Aim
Return, exactly as written, the lines that start at the one holding "Output the Python" and end at the one holding "0.82, 0.57, 0]", with both of those lines kept. Skip any pictures.

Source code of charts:

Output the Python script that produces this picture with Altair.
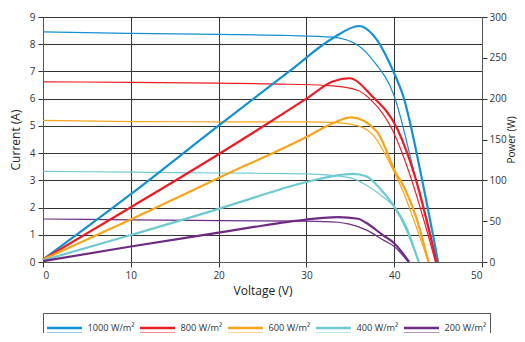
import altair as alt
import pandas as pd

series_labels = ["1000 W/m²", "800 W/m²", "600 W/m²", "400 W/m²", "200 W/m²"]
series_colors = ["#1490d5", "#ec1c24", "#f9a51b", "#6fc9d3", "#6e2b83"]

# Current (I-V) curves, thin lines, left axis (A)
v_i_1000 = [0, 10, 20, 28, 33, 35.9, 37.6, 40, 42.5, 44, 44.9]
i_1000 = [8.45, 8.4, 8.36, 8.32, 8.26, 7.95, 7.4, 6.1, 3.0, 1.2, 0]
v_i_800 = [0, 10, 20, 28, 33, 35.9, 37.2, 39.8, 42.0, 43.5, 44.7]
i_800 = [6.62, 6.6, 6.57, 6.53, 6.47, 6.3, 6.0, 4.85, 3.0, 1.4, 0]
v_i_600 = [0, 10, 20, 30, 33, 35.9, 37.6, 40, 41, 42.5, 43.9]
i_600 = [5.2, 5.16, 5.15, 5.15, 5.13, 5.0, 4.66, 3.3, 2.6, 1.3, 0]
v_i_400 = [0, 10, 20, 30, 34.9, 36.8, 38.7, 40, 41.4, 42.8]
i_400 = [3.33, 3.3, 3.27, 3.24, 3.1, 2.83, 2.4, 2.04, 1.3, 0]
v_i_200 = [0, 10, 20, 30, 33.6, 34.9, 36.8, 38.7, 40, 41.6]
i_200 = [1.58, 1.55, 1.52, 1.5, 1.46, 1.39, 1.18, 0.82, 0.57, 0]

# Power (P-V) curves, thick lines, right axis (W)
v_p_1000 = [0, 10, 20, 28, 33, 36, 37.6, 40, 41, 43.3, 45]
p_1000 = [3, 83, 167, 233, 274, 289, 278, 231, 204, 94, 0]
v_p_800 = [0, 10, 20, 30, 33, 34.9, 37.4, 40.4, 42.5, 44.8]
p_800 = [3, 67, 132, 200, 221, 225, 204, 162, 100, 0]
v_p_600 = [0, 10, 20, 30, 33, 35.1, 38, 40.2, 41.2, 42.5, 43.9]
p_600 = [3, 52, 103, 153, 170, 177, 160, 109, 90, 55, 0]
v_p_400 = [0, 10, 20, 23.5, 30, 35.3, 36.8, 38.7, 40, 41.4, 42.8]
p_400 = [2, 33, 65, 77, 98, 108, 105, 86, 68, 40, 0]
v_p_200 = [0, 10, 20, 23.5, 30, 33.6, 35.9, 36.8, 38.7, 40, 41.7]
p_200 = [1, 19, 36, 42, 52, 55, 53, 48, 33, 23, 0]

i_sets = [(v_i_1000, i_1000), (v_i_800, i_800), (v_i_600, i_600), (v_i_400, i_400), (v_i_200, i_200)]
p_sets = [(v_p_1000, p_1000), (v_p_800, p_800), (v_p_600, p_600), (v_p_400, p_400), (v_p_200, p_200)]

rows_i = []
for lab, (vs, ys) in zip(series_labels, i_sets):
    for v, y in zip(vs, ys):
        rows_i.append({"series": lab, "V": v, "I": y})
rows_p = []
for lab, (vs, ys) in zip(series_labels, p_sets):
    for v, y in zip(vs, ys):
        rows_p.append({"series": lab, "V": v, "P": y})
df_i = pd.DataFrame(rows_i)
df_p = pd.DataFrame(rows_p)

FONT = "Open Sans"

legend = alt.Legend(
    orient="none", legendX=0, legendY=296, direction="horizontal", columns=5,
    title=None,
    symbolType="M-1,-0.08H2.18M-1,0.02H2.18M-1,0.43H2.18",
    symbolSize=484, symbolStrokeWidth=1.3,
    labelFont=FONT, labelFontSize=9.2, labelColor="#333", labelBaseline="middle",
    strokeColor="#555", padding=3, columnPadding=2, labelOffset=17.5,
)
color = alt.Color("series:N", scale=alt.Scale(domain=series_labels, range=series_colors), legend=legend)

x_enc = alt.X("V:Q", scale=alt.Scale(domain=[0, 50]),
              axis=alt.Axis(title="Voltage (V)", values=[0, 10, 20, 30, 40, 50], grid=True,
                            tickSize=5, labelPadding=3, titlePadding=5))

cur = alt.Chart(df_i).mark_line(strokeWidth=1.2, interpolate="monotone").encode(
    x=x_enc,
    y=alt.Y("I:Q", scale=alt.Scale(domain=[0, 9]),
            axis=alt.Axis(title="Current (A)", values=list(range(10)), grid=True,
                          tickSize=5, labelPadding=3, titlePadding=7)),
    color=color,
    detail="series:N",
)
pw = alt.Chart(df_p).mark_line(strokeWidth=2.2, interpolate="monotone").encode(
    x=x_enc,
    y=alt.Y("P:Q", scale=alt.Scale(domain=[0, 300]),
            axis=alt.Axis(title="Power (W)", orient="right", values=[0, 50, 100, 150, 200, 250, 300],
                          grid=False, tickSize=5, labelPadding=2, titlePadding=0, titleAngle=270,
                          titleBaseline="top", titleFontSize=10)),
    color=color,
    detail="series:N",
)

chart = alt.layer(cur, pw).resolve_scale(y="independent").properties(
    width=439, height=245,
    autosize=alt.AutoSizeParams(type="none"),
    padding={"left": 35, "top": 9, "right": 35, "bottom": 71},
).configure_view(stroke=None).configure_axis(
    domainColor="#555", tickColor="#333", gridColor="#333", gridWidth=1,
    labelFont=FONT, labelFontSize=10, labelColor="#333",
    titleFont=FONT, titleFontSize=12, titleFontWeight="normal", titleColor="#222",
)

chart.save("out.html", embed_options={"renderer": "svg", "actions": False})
--
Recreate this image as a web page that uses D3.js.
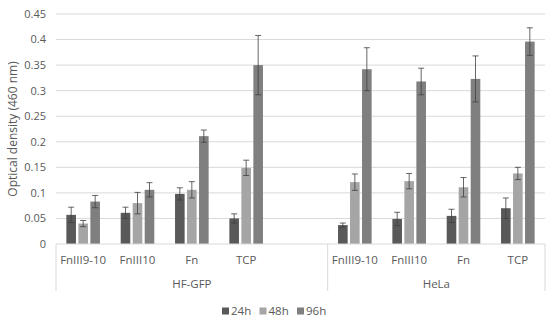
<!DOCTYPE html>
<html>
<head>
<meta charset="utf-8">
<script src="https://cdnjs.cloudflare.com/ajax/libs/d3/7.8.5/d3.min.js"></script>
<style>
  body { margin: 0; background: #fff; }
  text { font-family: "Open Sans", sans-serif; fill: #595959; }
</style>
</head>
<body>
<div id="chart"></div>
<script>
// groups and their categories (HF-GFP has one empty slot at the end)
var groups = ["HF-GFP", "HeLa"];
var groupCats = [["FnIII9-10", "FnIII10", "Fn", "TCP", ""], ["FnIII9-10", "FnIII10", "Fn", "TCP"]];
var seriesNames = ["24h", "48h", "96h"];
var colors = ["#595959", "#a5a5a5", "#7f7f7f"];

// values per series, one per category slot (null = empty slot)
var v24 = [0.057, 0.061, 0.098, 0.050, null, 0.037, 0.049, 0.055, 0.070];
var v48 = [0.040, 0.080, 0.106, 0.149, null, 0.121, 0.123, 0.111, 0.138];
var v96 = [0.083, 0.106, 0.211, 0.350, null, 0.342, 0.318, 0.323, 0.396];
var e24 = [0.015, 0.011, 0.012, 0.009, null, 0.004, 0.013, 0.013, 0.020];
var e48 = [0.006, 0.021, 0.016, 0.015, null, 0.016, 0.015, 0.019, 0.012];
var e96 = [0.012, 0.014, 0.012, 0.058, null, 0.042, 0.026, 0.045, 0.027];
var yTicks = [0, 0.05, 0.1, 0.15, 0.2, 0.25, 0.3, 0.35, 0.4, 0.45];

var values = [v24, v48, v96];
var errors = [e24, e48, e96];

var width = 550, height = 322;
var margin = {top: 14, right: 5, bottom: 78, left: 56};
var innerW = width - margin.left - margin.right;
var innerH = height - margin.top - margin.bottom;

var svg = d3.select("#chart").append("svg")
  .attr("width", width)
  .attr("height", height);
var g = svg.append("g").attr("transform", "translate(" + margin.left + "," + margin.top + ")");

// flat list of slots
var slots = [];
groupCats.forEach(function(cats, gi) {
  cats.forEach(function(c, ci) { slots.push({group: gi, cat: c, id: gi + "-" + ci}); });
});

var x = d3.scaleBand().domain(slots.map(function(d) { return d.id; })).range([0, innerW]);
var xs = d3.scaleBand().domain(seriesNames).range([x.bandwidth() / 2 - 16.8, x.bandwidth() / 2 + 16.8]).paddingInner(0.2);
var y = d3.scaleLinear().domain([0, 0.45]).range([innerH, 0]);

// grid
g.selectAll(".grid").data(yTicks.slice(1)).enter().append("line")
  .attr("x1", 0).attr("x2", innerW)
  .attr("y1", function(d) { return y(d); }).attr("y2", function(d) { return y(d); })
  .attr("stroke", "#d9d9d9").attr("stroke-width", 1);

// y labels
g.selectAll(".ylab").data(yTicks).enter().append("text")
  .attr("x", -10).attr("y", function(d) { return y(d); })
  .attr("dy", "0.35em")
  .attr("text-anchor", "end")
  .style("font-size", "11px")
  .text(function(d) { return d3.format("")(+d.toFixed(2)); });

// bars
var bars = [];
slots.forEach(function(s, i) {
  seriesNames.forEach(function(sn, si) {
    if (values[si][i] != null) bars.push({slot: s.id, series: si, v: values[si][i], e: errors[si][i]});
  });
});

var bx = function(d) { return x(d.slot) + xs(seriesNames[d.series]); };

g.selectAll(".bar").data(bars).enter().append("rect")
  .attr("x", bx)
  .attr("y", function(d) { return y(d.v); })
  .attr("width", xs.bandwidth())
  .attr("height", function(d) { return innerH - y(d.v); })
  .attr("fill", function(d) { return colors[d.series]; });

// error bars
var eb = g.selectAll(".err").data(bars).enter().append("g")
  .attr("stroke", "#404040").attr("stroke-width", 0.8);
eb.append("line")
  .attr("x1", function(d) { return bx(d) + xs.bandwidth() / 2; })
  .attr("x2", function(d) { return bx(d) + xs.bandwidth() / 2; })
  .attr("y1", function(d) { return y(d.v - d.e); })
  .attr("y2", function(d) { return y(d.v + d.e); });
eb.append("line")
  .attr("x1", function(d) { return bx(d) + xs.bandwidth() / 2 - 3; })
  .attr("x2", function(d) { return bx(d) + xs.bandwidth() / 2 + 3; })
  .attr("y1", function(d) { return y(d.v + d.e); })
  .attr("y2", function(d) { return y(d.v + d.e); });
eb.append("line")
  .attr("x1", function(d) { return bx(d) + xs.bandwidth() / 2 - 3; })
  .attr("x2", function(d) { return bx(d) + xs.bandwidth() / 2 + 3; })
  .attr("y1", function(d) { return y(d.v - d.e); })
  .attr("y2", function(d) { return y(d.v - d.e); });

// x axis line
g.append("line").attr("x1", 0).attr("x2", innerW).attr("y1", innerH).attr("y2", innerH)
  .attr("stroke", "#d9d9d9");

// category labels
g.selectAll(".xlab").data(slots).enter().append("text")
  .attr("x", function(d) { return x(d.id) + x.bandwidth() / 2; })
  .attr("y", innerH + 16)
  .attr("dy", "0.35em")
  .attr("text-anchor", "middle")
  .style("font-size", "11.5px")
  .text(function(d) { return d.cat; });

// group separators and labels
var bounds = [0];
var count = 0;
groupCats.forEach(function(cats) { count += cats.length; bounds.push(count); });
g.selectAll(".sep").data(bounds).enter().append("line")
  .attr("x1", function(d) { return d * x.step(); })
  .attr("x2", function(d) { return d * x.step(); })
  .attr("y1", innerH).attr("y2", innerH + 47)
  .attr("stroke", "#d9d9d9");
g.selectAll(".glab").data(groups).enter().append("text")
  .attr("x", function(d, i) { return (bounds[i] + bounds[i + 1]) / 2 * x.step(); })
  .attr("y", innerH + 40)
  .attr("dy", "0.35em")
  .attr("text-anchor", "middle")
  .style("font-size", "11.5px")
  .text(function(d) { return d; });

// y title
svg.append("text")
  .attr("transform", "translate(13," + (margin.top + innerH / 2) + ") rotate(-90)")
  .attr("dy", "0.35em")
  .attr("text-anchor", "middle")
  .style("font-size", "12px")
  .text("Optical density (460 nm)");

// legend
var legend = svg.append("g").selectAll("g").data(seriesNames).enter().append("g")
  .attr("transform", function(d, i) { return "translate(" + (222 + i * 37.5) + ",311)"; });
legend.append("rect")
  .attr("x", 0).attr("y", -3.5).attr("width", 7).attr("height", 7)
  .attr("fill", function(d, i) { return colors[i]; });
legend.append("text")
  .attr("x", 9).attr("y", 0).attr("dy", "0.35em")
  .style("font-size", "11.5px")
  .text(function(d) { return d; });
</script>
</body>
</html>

Finished task
Output the Python script that produces this picture with Altair.
import altair as alt
import pandas as pd

series_labels = ["1000 W/m²", "800 W/m²", "600 W/m²", "400 W/m²", "200 W/m²"]
series_colors = ["#1490d5", "#ec1c24", "#f9a51b", "#6fc9d3", "#6e2b83"]

# Current (I-V) curves, thin lines, left axis (A)
v_i_1000 = [0, 10, 20, 28, 33, 35.9, 37.6, 40, 42.5, 44, 44.9]
i_1000 = [8.45, 8.4, 8.36, 8.32, 8.26, 7.95, 7.4, 6.1, 3.0, 1.2, 0]
v_i_800 = [0, 10, 20, 28, 33, 35.9, 37.2, 39.8, 42.0, 43.5, 44.7]
i_800 = [6.62, 6.6, 6.57, 6.53, 6.47, 6.3, 6.0, 4.85, 3.0, 1.4, 0]
v_i_600 = [0, 10, 20, 30, 33, 35.9, 37.6, 40, 41, 42.5, 43.9]
i_600 = [5.2, 5.16, 5.15, 5.15, 5.13, 5.0, 4.66, 3.3, 2.6, 1.3, 0]
v_i_400 = [0, 10, 20, 30, 34.9, 36.8, 38.7, 40, 41.4, 42.8]
i_400 = [3.33, 3.3, 3.27, 3.24, 3.1, 2.83, 2.4, 2.04, 1.3, 0]
v_i_200 = [0, 10, 20, 30, 33.6, 34.9, 36.8, 38.7, 40, 41.6]
i_200 = [1.58, 1.55, 1.52, 1.5, 1.46, 1.39, 1.18, 0.82, 0.57, 0]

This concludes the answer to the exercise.